- GIVEN INSTRUCTION -
Only the lines from the top of the listing below to the line that has "-0.5265, -0.5279, -0.5292]" should be echoed, with both ends kept and pictures left out.

- SUPPLIED INFORMATION -
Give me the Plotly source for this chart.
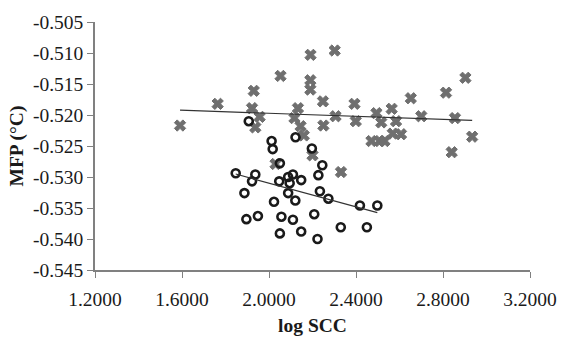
import numpy as np
import plotly.graph_objects as go

# Group 1 (grey crosses)
star_x = [1.591, 1.764, 1.930, 1.922, 1.957, 1.937, 2.053, 2.191, 2.302, 2.190,
          2.190, 2.248, 2.133, 2.117, 2.145, 2.160, 2.250, 2.306, 2.393, 2.399,
          2.494, 2.516, 2.564, 2.584, 2.652, 2.700, 2.569, 2.607, 2.471, 2.509,
          2.531, 2.814, 2.903, 2.855, 2.934, 2.840, 2.200, 2.030, 2.331]
star_y = [-0.5217, -0.5182, -0.5161, -0.5189, -0.5203, -0.5220, -0.5137, -0.5103, -0.5096, -0.5144,
          -0.5159, -0.5178, -0.5189, -0.5205, -0.5218, -0.5233, -0.5217, -0.5202, -0.5182, -0.5210,
          -0.5197, -0.5212, -0.5190, -0.5210, -0.5173, -0.5202, -0.5230, -0.5231, -0.5242, -0.5242,
          -0.5242, -0.5164, -0.5140, -0.5205, -0.5235, -0.5260, -0.5265, -0.5279, -0.5292]

# Group 2 (black open circles)
circ_x = [1.907, 2.012, 2.017, 2.122, 2.197, 2.050, 2.245, 1.847, 1.937, 1.922,
          1.887, 1.896, 1.949, 2.023, 2.047, 2.057, 2.050, 2.088, 2.110, 2.095,
          2.088, 2.148, 2.121, 2.110, 2.148, 2.227, 2.234, 2.273, 2.208, 2.223,
          2.330, 2.418, 2.498, 2.450]
circ_y = [-0.5210, -0.5242, -0.5255, -0.5236, -0.5254, -0.5278, -0.5281, -0.5294, -0.5296, -0.5307,
          -0.5326, -0.5368, -0.5363, -0.5340, -0.5307, -0.5364, -0.5391, -0.5300, -0.5296, -0.5310,
          -0.5326, -0.5305, -0.5338, -0.5369, -0.5388, -0.5297, -0.5323, -0.5335, -0.5360, -0.5400,
          -0.5381, -0.5346, -0.5346, -0.5381]

x_ticks = [1.2, 1.6, 2.0, 2.4, 2.8, 3.2]
x_ticktext = ["1.2000", "1.6000", "2.0000", "2.4000", "2.8000", "3.2000"]
y_ticks = [-0.505, -0.510, -0.515, -0.520, -0.525, -0.530, -0.535, -0.540, -0.545]
y_ticktext = ["-0.505", "-0.510", "-0.515", "-0.520", "-0.525", "-0.530", "-0.535", "-0.540", "-0.545"]


def trend(xs, ys):
    xs = np.array(xs)
    ys = np.array(ys)
    m, b = np.polyfit(xs, ys, 1)
    lx = np.array([xs.min(), xs.max()])
    return lx, m * lx + b


fig = go.Figure()
fig.add_trace(go.Scatter(x=star_x, y=star_y, mode="markers",
                         marker=dict(symbol="x", size=10, color="#6f6f6f",
                                     line=dict(width=1, color="#6f6f6f"))))
fig.add_trace(go.Scatter(x=circ_x, y=circ_y, mode="markers",
                         marker=dict(symbol="circle-open", size=8, color="#1a1a1a",
                                     line=dict(width=2.6, color="#1a1a1a"))))
for xs, ys in [(star_x, star_y), (circ_x, circ_y)]:
    lx, ly = trend(xs, ys)
    fig.add_trace(go.Scatter(x=lx, y=ly, mode="lines",
                             line=dict(color="#333333", width=1.2)))

font_family = "Liberation Serif"
fig.update_layout(
    width=569, height=345,
    margin=dict(l=95, r=31, t=21, b=72),
    paper_bgcolor="white", plot_bgcolor="white",
    showlegend=False,
    font=dict(family=font_family, color="#1a1a1a", size=19),
)
fig.update_xaxes(range=[1.2, 3.2], tickvals=x_ticks, ticktext=x_ticktext,
                 showgrid=False, zeroline=False, showline=True, linecolor="#808080",
                 linewidth=1.5, ticks="outside", ticklen=6, tickcolor="#808080",
                 ticklabelstandoff=5,
                 tickfont=dict(size=19.5, family=font_family),
                 title=dict(text="<b>log SCC</b>", font=dict(size=19.5, family=font_family),
                            standoff=9))
fig.update_yaxes(range=[-0.545, -0.505], tickvals=y_ticks, ticktext=y_ticktext,
                 showgrid=False, zeroline=False, showline=True, linecolor="#808080",
                 linewidth=1.5, ticks="outside", ticklen=6, tickcolor="#808080",
                 tickfont=dict(size=19.5, family=font_family),
                 title=dict(text="<b>MFP (°C)</b>", font=dict(size=19.5, family=font_family),
                            standoff=4))

fig.write_html("out.html")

- WRITTEN RESPONSE -
Give me the Plotly source for this chart.
import numpy as np
import plotly.graph_objects as go

# Group 1 (grey crosses)
star_x = [1.591, 1.764, 1.930, 1.922, 1.957, 1.937, 2.053, 2.191, 2.302, 2.190,
          2.190, 2.248, 2.133, 2.117, 2.145, 2.160, 2.250, 2.306, 2.393, 2.399,
          2.494, 2.516, 2.564, 2.584, 2.652, 2.700, 2.569, 2.607, 2.471, 2.509,
          2.531, 2.814, 2.903, 2.855, 2.934, 2.840, 2.200, 2.030, 2.331]
star_y = [-0.5217, -0.5182, -0.5161, -0.5189, -0.5203, -0.5220, -0.5137, -0.5103, -0.5096, -0.5144,
          -0.5159, -0.5178, -0.5189, -0.5205, -0.5218, -0.5233, -0.5217, -0.5202, -0.5182, -0.5210,
          -0.5197, -0.5212, -0.5190, -0.5210, -0.5173, -0.5202, -0.5230, -0.5231, -0.5242, -0.5242,
          -0.5242, -0.5164, -0.5140, -0.5205, -0.5235, -0.5260, -0.5265, -0.5279, -0.5292]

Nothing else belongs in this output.